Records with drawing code
* start *

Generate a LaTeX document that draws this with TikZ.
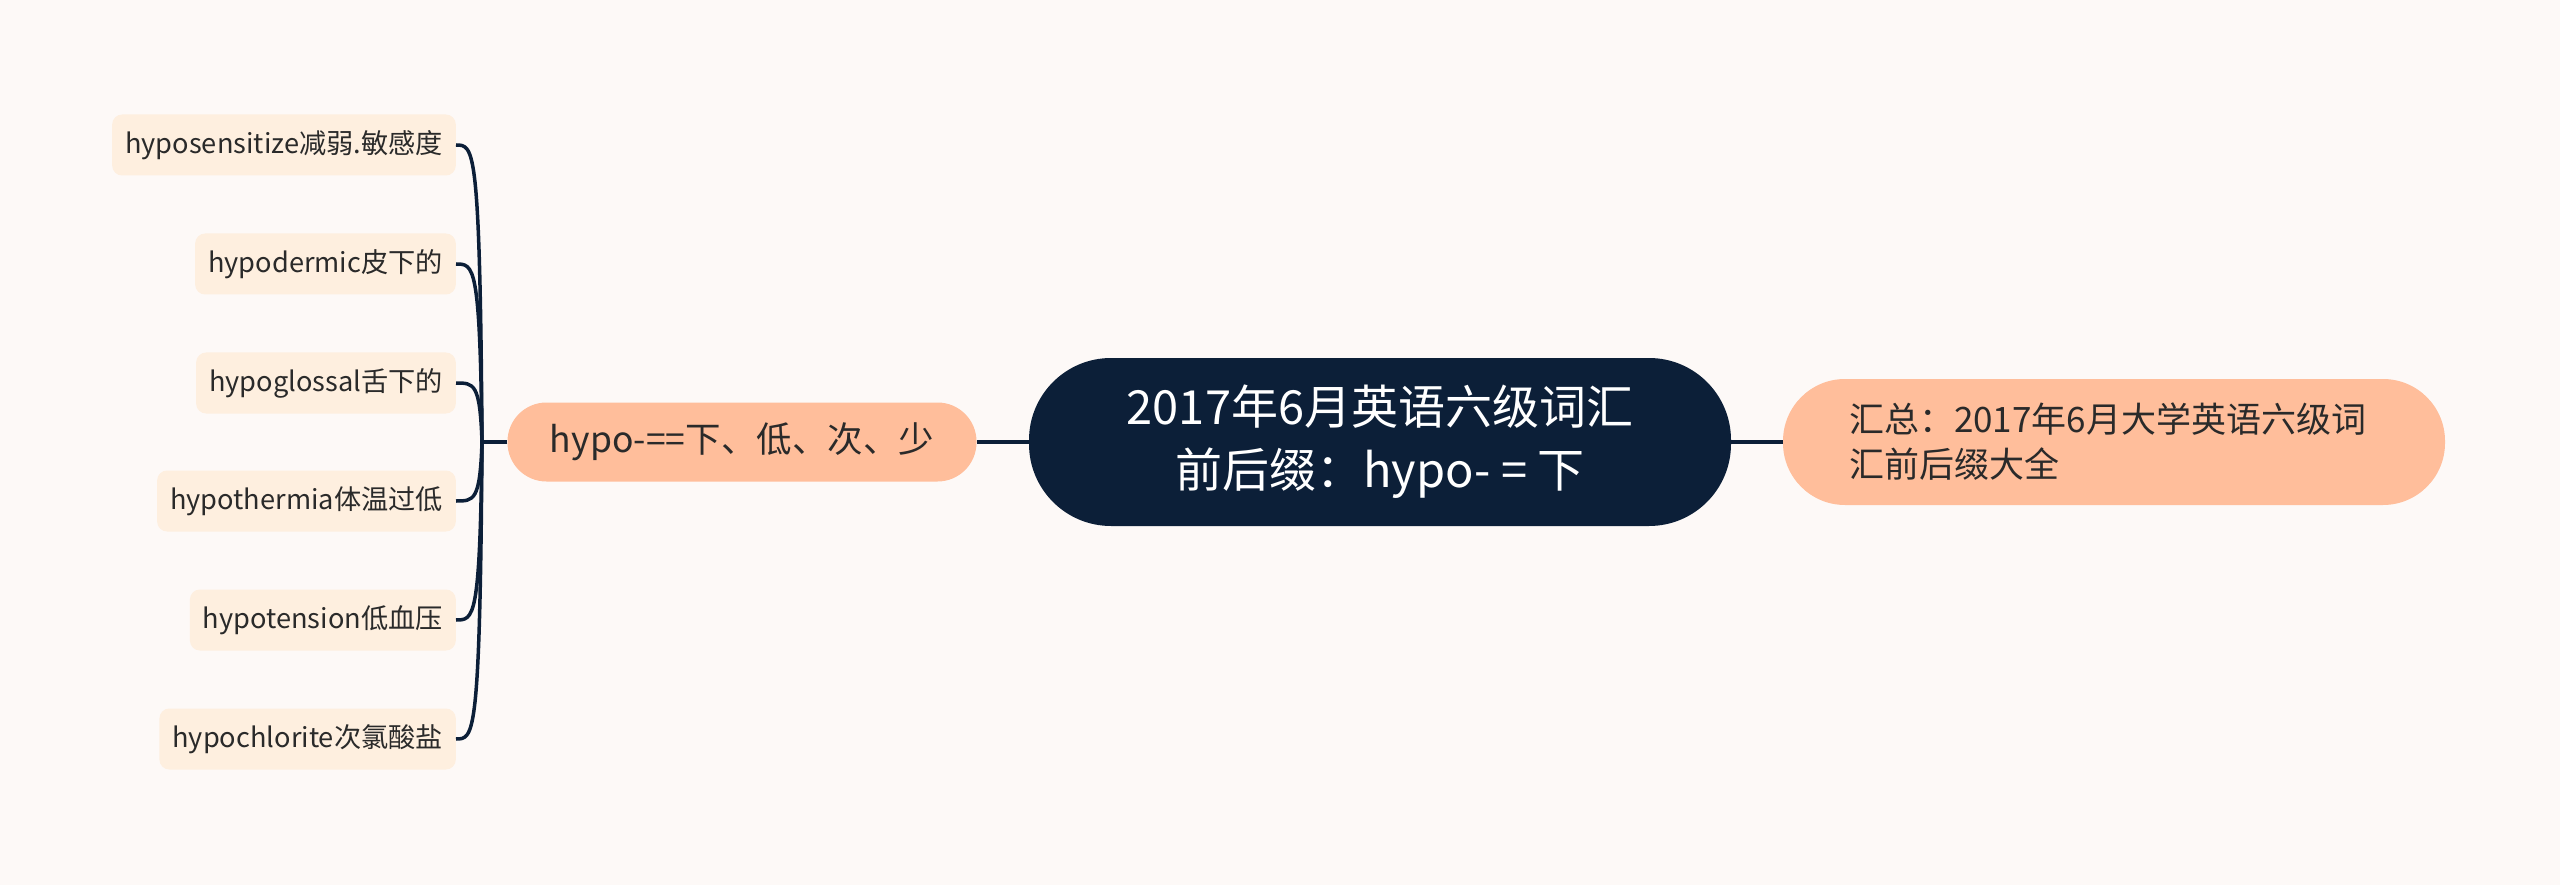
\documentclass[tikz,border=0pt]{standalone}
\usepackage{fontspec}
\setmainfont{Noto Sans CJK SC}
\definecolor{bg}{HTML}{FDF9F7}
\definecolor{navy}{HTML}{0C1F38}
\definecolor{peach}{HTML}{FFBE9B}
\definecolor{leafc}{HTML}{FEEFDF}
\definecolor{ink}{HTML}{2A2A2A}
\begin{document}
\begin{tikzpicture}[x=1pt,y=-1pt,
  centerbox/.style={fill=navy, rounded corners=82pt, minimum width=702pt, minimum height=168pt,
    text=white, font=\fontsize{47}{63}\selectfont, align=center, inner sep=0pt},
  peachbox/.style={fill=peach, text=ink, inner sep=0pt},
  leafbox/.style={fill=leafc, text=ink, rounded corners=10pt, minimum height=61pt,
    inner xsep=13pt, inner ysep=0pt, anchor=east, font=\fontsize{27.2}{30}\selectfont},
  conn/.style={draw=navy, line width=3.5pt}]
\fill[bg] (0,0) rectangle (2560,885);
\useasboundingbox (0,0) rectangle (2560,885);

\node[centerbox] (c) at (1380,442) {2017年6月英语六级词汇\\前后缀：hypo- = 下};
\node[peachbox, rounded corners=62pt, minimum width=662pt, minimum height=126pt,
  text width=530pt, align=left, font=\fontsize{35}{45}\selectfont] (r) at (2114,442)
  {汇总：2017年6月大学英语六级词\\汇前后缀大全};
\node[peachbox, rounded corners=39pt, minimum width=469pt, minimum height=79pt,
  font=\fontsize{35.5}{40}\selectfont] (m) at (742,442) {hypo-==下、低、次、少};

\node[leafbox] (l1) at (456,145) {hyposensitize减弱.敏感度};
\node[leafbox] (l2) at (456,264) {hypodermic皮下的};
\node[leafbox] (l3) at (456,383) {hypoglossal舌下的};
\node[leafbox] (l4) at (456,501) {hypothermia体温过低};
\node[leafbox] (l5) at (456,620) {hypotension低血压};
\node[leafbox] (l6) at (456,739) {hypochlorite次氯酸盐};

\draw[conn] (c.east) -- (r.west);
\draw[conn] (m.east) -- (c.west);
\coordinate (J) at (482,442);
\draw[conn] (m.west) -- (J);
\foreach \k in {1,...,6}{
  \draw[conn] (J) .. controls ([xshift=-2pt]J |- l\k.east) and ([xshift=18pt]l\k.east) .. (l\k.east);
}
\end{tikzpicture}
\end{document}
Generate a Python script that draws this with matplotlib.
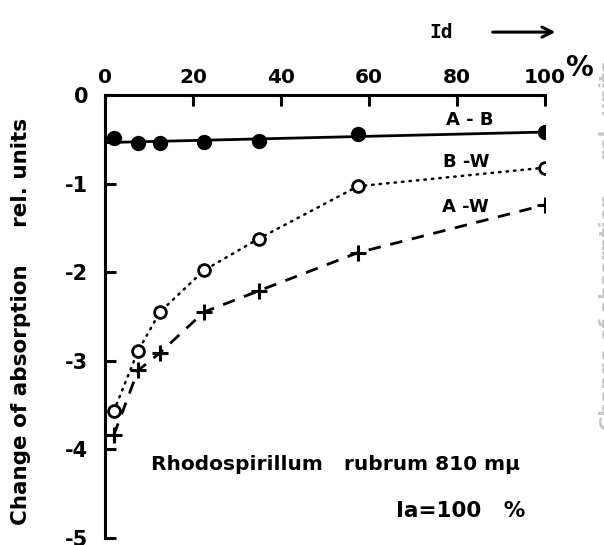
import numpy as np
import matplotlib
matplotlib.use("Agg")
import matplotlib.pyplot as plt

plt.rcParams['font.family'] = ['DejaVu Sans']
plt.rcParams['font.weight'] = 'bold'

# Id in %, and change of absorption (rel. units)
id_pct = [2, 7.5, 12.5, 22.5, 35, 57.5, 100]
a_b = [-0.49, -0.54, -0.54, -0.53, -0.52, -0.44, -0.42]
b_w = [-3.57, -2.89, -2.45, -1.98, -1.62, -1.03, -0.82]
a_w = [-3.84, -3.11, -2.91, -2.45, -2.21, -1.78, -1.24]

x_ticks = [0, 20, 40, 60, 80, 100]
y_ticks = [0, -1, -2, -3, -4, -5]
y_labels = ['0', '-1', '-2', '-3', '-4', '-5']

fig = plt.figure(figsize=(6.04, 5.45), dpi=100)
ax = fig.add_axes([0.1738, 0.013, 0.7285, 0.8127])

# A-B : straight line fitted through the filled points
k, b = np.polyfit(id_pct, a_b, 1)
xx = np.array([0, 100])
ax.plot(xx, k * xx + b, color='black', lw=2.0)
ax.plot(id_pct, a_b, 'o', color='black', ms=10)

# B-W dotted, open circles
ax.plot(id_pct, b_w, color='black', lw=1.8, linestyle=(0, (0.6, 2.4)),
        dash_capstyle='round')
ax.plot(id_pct, b_w, 'o', mfc='white', mec='black', mew=2, ms=8.5)

# A-W dashed, crosses
ax.plot(id_pct, a_w, color='black', lw=2.0, linestyle=(0, (4.5, 3.5)))
ax.plot(id_pct, a_w, '+', color='black', mew=2.2, ms=11)

ax.set_xlim(0, 100)
ax.set_ylim(-5, 0)

for side in ['right', 'bottom']:
    ax.spines[side].set_visible(False)
for side in ['left', 'top']:
    ax.spines[side].set_linewidth(2.2)

ax.xaxis.tick_top()
ax.set_xticks(x_ticks)
ax.set_xticklabels([str(t) for t in x_ticks], fontsize=14.5, fontweight='bold')
ax.tick_params(axis='x', direction='in', length=8, width=2.2, pad=6)
ax.set_yticks(y_ticks)
ax.set_yticklabels(y_labels, fontsize=15, fontweight='bold')
ax.tick_params(axis='y', direction='in', length=8, width=2.2, pad=12)
ax.tick_params(axis='y', which='both', right=False)

ax.set_ylabel('Change of absorption     rel. units', fontsize=15.5,
              fontweight='bold')
ax.yaxis.set_label_coords(-0.168, 0.488)

ax.text(1.045, 1.03, '%', transform=ax.transAxes, fontsize=20,
        fontweight='bold', ha='left', va='bottom')
ax.text(0.765, 1.142, 'Id', transform=ax.transAxes, fontsize=14,
        fontweight='bold', family='DejaVu Sans Mono', ha='center', va='center')
ax.annotate('', xy=(1.03, 1.142), xytext=(0.875, 1.142),
            xycoords='axes fraction',
            arrowprops=dict(arrowstyle='->', color='black', lw=2.2,
                            mutation_scale=18))

ax.text(83, -0.28, 'A - B', fontsize=13, fontweight='bold', ha='center', va='center')
ax.text(82, -0.76, 'B -W', fontsize=13, fontweight='bold', ha='center', va='center')
ax.text(82, -1.27, 'A -W', fontsize=13, fontweight='bold', ha='center', va='center')

ax.text(52.5, -4.17, 'Rhodospirillum   rubrum 810 m\u03bc', fontsize=14.5,
        fontweight='bold', ha='center', va='center')
ax.text(95.5, -4.70, 'Ia=100   %', fontsize=15.5, fontweight='bold',
        ha='right', va='center')

# cut-off label of the neighbouring panel
fig.text(1.008, 0.55, 'Change of absorption     rel. units', rotation=90,
         fontsize=14, fontweight='bold', color='#c8c8c8',
         ha='center', va='center')

fig.savefig('out.png', dpi=100)
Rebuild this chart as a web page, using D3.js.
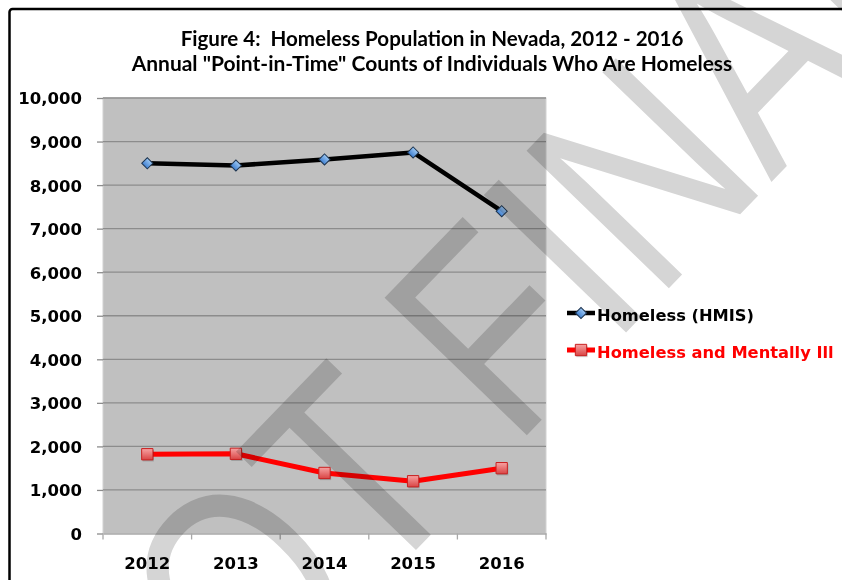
<!DOCTYPE html>
<html>
<head>
<meta charset="utf-8">
<script src="https://cdn.jsdelivr.net/npm/d3@7"></script>
<style>
  html, body { margin: 0; padding: 0; background: #ffffff; }
  svg { display: block; }
  .title { white-space: pre; }
</style>
</head>
<body>
<svg id="chart" width="842" height="580"></svg>
<script>
// ---- data ----
const years = ["2012", "2013", "2014", "2015", "2016"];
const homelessHMIS = [8500, 8450, 8590, 8750, 7400];
const homelessMentallyIll = [1820, 1830, 1390, 1200, 1500];
const yTickValues = [0, 1000, 2000, 3000, 4000, 5000, 6000, 7000, 8000, 9000, 10000];
const seriesNames = ["Homeless (HMIS)", "Homeless and Mentally Ill"];
const titleLines = [
  "Figure 4:  Homeless Population in Nevada, 2012 - 2016",
  "Annual \"Point-in-Time\" Counts of Individuals Who Are Homeless"
];
const watermarkText = "NOT FINAL";

// ---- layout ----
const W = 842, H = 580;
const plot = { left: 103, right: 546, top: 98, bottom: 533.5 };
const tickFont = "'DejaVu Sans', Verdana, sans-serif";

const svg = d3.select("#chart");

const defs = svg.append("defs");
const blueGrad = defs.append("linearGradient").attr("id", "blueFill")
  .attr("x1", 0).attr("y1", 0).attr("x2", 0).attr("y2", 1);
blueGrad.append("stop").attr("offset", "0%").attr("stop-color", "#9cc8f4");
blueGrad.append("stop").attr("offset", "100%").attr("stop-color", "#3f7fd0");
const redGrad = defs.append("linearGradient").attr("id", "redFill")
  .attr("x1", 0).attr("y1", 0).attr("x2", 0).attr("y2", 1);
redGrad.append("stop").attr("offset", "0%").attr("stop-color", "#f7a3a3");
redGrad.append("stop").attr("offset", "100%").attr("stop-color", "#d94444");

// outer frame of the figure
svg.append("rect")
  .attr("x", 9.5).attr("y", 9).attr("width", W + 10).attr("height", H + 10)
  .attr("rx", 3)
  .attr("fill", "none").attr("stroke", "#000").attr("stroke-width", 2.5);

// ---- scales ----
const x = d3.scaleBand().domain(years).range([plot.left, plot.right]);
const y = d3.scaleLinear().domain([0, 10000]).range([plot.bottom, plot.top]);

// plot background
svg.append("rect")
  .attr("x", plot.left).attr("y", plot.top)
  .attr("width", plot.right - plot.left).attr("height", plot.bottom - plot.top)
  .attr("fill", "#c0c0c0").attr("stroke", "#d2d2d2").attr("stroke-width", 1);

// horizontal gridlines
svg.append("g").selectAll("line").data(yTickValues.filter(v => v > 0)).join("line")
  .attr("x1", plot.left).attr("x2", plot.right)
  .attr("y1", d => y(d)).attr("y2", d => y(d))
  .attr("stroke", "#8c8c8c").attr("stroke-width", 1.3);

// y axis
const yAxis = svg.append("g")
  .attr("transform", `translate(${plot.left},0)`)
  .call(d3.axisLeft(y).tickValues(yTickValues).tickSize(6).tickPadding(15)
    .tickFormat(d3.format(",")));
yAxis.select(".domain").remove();
yAxis.selectAll(".tick line").attr("stroke", "#8c8c8c").attr("stroke-width", 1.3);
yAxis.selectAll(".tick text")
  .attr("font-family", tickFont).attr("font-weight", "bold")
  .attr("font-size", 16.5).attr("fill", "#000").attr("dy", "0.36em");

// x axis
const xAxis = svg.append("g")
  .attr("transform", `translate(0,${plot.bottom})`)
  .call(d3.axisBottom(x).tickSize(0).tickPadding(24));
xAxis.select(".domain").attr("stroke", "#a8a8a8").attr("stroke-width", 1.3);
xAxis.selectAll(".tick text")
  .attr("font-family", tickFont).attr("font-weight", "bold")
  .attr("font-size", 16.5).attr("fill", "#000");
// category separators below the axis
const bounds = years.map(d => x(d)).concat([x(years[years.length - 1]) + x.bandwidth()]);
xAxis.append("g").selectAll("line").data(bounds).join("line")
  .attr("x1", d => d).attr("x2", d => d).attr("y1", 0).attr("y2", 6)
  .attr("stroke", "#a8a8a8").attr("stroke-width", 1.3);

// ---- series ----
const line = d3.line().x((d, i) => x(years[i]) + x.bandwidth() / 2).y(d => y(d));

const series = [
  { name: seriesNames[0], values: homelessHMIS, color: "#000000", width: 4.5,
    marker: "diamond" },
  { name: seriesNames[1], values: homelessMentallyIll, color: "#ff0000", width: 5,
    marker: "square" }
];

const diamondPath = d3.symbol(d3.symbolSquare, 62)();
const squarePath = d3.symbol(d3.symbolSquare, 128)();

function drawMarker(g, type) {
  if (type === "diamond") {
    g.append("path").attr("d", diamondPath).attr("transform", "rotate(45)")
      .attr("fill", "url(#blueFill)").attr("stroke", "#1e3550").attr("stroke-width", 1);
  } else {
    g.append("path").attr("d", squarePath).attr("transform", "translate(1,1.5)")
      .attr("fill", "rgba(0,0,0,0.18)");
    g.append("path").attr("d", squarePath)
      .attr("fill", "url(#redFill)").attr("stroke", "#c82020").attr("stroke-width", 1);
  }
}

series.forEach(s => {
  svg.append("path").datum(s.values)
    .attr("d", line).attr("fill", "none")
    .attr("stroke", s.color).attr("stroke-width", s.width)
    .attr("stroke-linejoin", "round").attr("stroke-linecap", "round");
  svg.append("g").selectAll("g").data(s.values).join("g")
    .attr("transform", (d, i) => `translate(${x(years[i]) + x.bandwidth() / 2},${y(d)})`)
    .each(function () { drawMarker(d3.select(this), s.marker); });
});

// ---- legend ----
const legend = svg.append("g").attr("transform", "translate(567,0)");
const legendRows = [313, 350];
series.forEach((s, i) => {
  const row = legend.append("g").attr("transform", `translate(0,${legendRows[i]})`);
  row.append("line").attr("x1", 0).attr("x2", 28).attr("y1", 0).attr("y2", 0)
    .attr("stroke", s.color).attr("stroke-width", s.width);
  drawMarker(row.append("g").attr("transform", "translate(14,0)"), s.marker);
  row.append("text").attr("x", 30).attr("y", 8)
    .attr("font-family", tickFont).attr("font-weight", "bold").attr("font-size", 16.3)
    .attr("fill", s.color).text(s.name);
});

// ---- title ----
const titleBaselines = [45.5, 71];
const titleWidths = [503, 601];
titleLines.forEach((t, i) => {
  const el = svg.append("text").attr("class", "title")
    .attr("x", 432).attr("y", titleBaselines[i]).attr("text-anchor", "middle")
    .attr("font-family", "Lato, 'Open Sans', sans-serif").attr("font-weight", "bold")
    .attr("font-size", 20).attr("fill", "#000").text(t);
  const len = el.node().getComputedTextLength();
  el.attr("font-size", 20 * titleWidths[i] / len);
});

// ---- watermark ----
svg.append("text")
  .attr("transform", "translate(135,841) rotate(-46) scale(1,1.25)")
  .attr("font-family", "'Liberation Sans', Arial, sans-serif")
  .attr("font-size", 230)
  .attr("fill", "#d5d5d5")
  .style("mix-blend-mode", "multiply")
  .text(watermarkText);
</script>
</body>
</html>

* end *

### Work required
Leave the pictures out and copy exactly the lines from the one with "Generate a Python" through the one with "y_labels = ['0', '-1', '-2', '-3', '-4', '-5']", nothing more.

### Complete output
Generate a Python script that draws this with matplotlib.
import numpy as np
import matplotlib
matplotlib.use("Agg")
import matplotlib.pyplot as plt

plt.rcParams['font.family'] = ['DejaVu Sans']
plt.rcParams['font.weight'] = 'bold'

# Id in %, and change of absorption (rel. units)
id_pct = [2, 7.5, 12.5, 22.5, 35, 57.5, 100]
a_b = [-0.49, -0.54, -0.54, -0.53, -0.52, -0.44, -0.42]
b_w = [-3.57, -2.89, -2.45, -1.98, -1.62, -1.03, -0.82]
a_w = [-3.84, -3.11, -2.91, -2.45, -2.21, -1.78, -1.24]

x_ticks = [0, 20, 40, 60, 80, 100]
y_ticks = [0, -1, -2, -3, -4, -5]
y_labels = ['0', '-1', '-2', '-3', '-4', '-5']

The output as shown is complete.